While this amendment seems to put the applicability of the act into a simple framework, it should be pointed out that “Federal- or State-supported education programs” encompass nearly three hundred Department of Education programs. Careful research should be done to determine if your healthcare entity provides services for an educational program funded by a federal program.
Applicability may hinge on the nature of the funding. Specifically, FERPA:
…considers funds to be made available [if they are]
1)…provided to the agency or institution by grant, cooperative agreement, contract, sub-grant, or subcontract; or
2)…provided to students attending the agency or institution and the funds may be paid to the agency or institution by those students for educational purposes, such as under the Pell Grant Program and the Guaranteed Student Loan Program....[6]
But it’s important to recognize, “Private and religious schools at the elementary and secondary level generally [emphasis added] do not receive funds from the Department of Education and are, therefore, not subject to FERPA”.[7] Please note the emphasis on the word “generally,” because it is important to check for the availability of federal funds to the institution or students and not rely on the private or religious affiliation to make the FERPA applicability decision.
Additionally, you have to account for all records relating to a student, including those that reside at another institution not subject to FERPA:
Where a student is placed in a private school for the provision of Individualized Education Program (IEP) services on behalf of a school or school district subject to FERPA, the education records of the privately placed student maintained by the private school are subject both to FERPA and to the confidentiality requirements under the IDEA [Individuals with Disabilities Education Act], which incorporate the provisions of FERPA.[8]
Conversely, FERPA does not consider the information maintained by a clinic to be part of the education record if the medical clinic for a university is contracted out. Therefore, none of the healthcare records are available to the educational entity that holds the official education record; they are only available to the healthcare professional. The clinic isn’t necessarily considered a division of the university as it is a standalone and does not provide any educational services. While the act applies to the whole institution, care must be taken to not overapply FERPA.
Note: For sharing purposes, a healthcare provider covered by HIPAA would only send the school the minimum necessary data to accomplish the purpose, which is the education record. A school may need to know that the physical therapy sessions were accomplished, but the entire content of the medical information (such as range of motion, specific measurements, or diagnosis) may not be necessary. The purpose of the education record is education, not healthcare treatment (see Caution below). This transfer of information must be negotiated in advance of any disclosure.

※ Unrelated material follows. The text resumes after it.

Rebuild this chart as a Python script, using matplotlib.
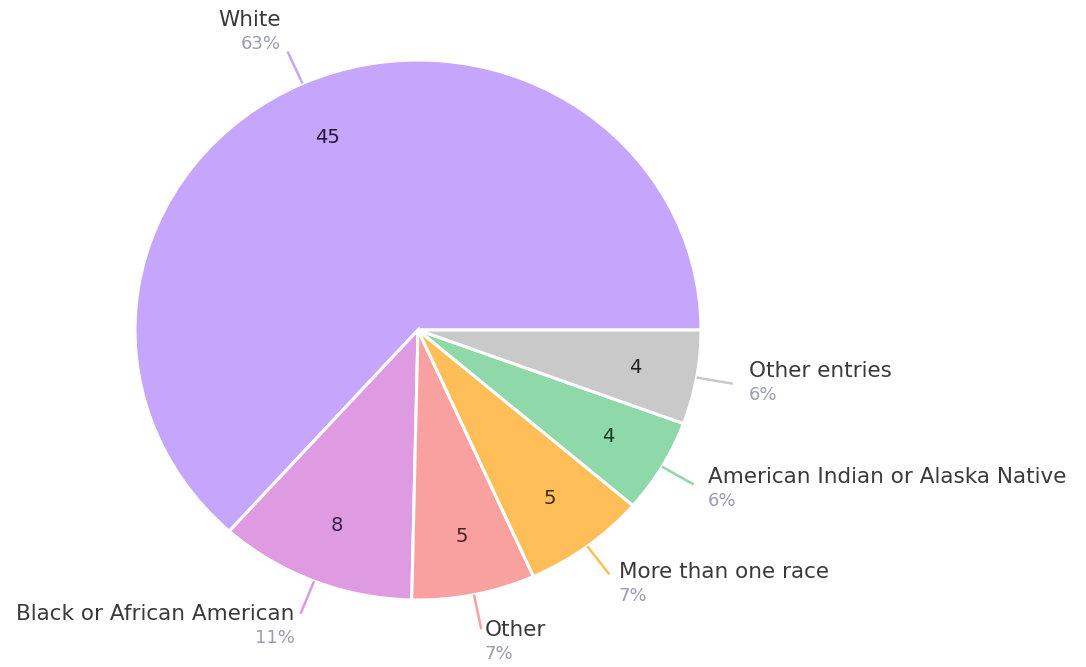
import numpy as np
import matplotlib.pyplot as plt

labels = ["White", "Black or African American", "Other", "More than one race",
          "American Indian or Alaska Native", "Other entries"]
counts = [45, 8, 5, 5, 4, 4]
colors = ["#C5A6FC", "#DE9BE2", "#F9A1A1", "#FFBE57", "#8ED8A9", "#C9C9C9"]
num_colors = ["#1E1630", "#3E1F48", "#4A2222", "#3E2A05", "#163A24", "#222222"]

fig = plt.figure(figsize=(10.86, 6.67), dpi=100)
ax = fig.add_axes([0, 0, 1, 1])

wedges, _ = ax.pie(counts, colors=colors, startangle=0, counterclock=True,
                   wedgeprops=dict(edgecolor="white", linewidth=2.2))

# pie is a little wider than tall
ax.set_aspect('auto')
ax.set_xlim(-418 / 283, (1086 - 418) / 283)
ax.set_ylim(-337 / 270, 330 / 270)
ax.axis('off')

total = sum(counts)
for w, lab, n, col, ncol in zip(wedges, labels, counts, colors, num_colors):
    ang = np.deg2rad((w.theta1 + w.theta2) / 2)
    c, s = np.cos(ang), np.sin(ang)

    # value inside the slice
    ax.text(0.78 * c, 0.78 * s, str(n), ha='center', va='center',
            fontsize=14, color=ncol)

    # leader line
    x0, y0 = 1.0 * c, 1.0 * s
    x1, y1 = 1.13 * c, 1.13 * s
    ax.plot([x0, x1], [y0, y1], color=col, lw=1.8, solid_capstyle='butt')

    ha = 'left' if c > 0 else 'right'
    dx = 16 * c
    dy = 16 + 17 * s
    pct = f"{round(100 * n / total)}%"
    ax.annotate(lab, xy=(x1, y1), xytext=(dx, dy), textcoords='offset pixels',
                ha=ha, va='center', fontsize=15.5, color="#3A3A3A")
    ax.annotate(pct, xy=(x1, y1), xytext=(dx, dy - 24), textcoords='offset pixels',
                ha=ha, va='center', fontsize=13, color="#9C9CB2")

fig.savefig("out.png", dpi=100)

Nursing records are specifically considered part of the education record. Nurses do not medically diagnose or treat individuals, and by licensure, they cannot practice medicine. It would be rare that a school nurse’s documentation would be covered by HIPAA regulations. Rare, but not impossible.
In short, applicability is based on the institution receiving federal funds directly or through a subcontract, or on a student receiving federal funds that are used for payment of educational services.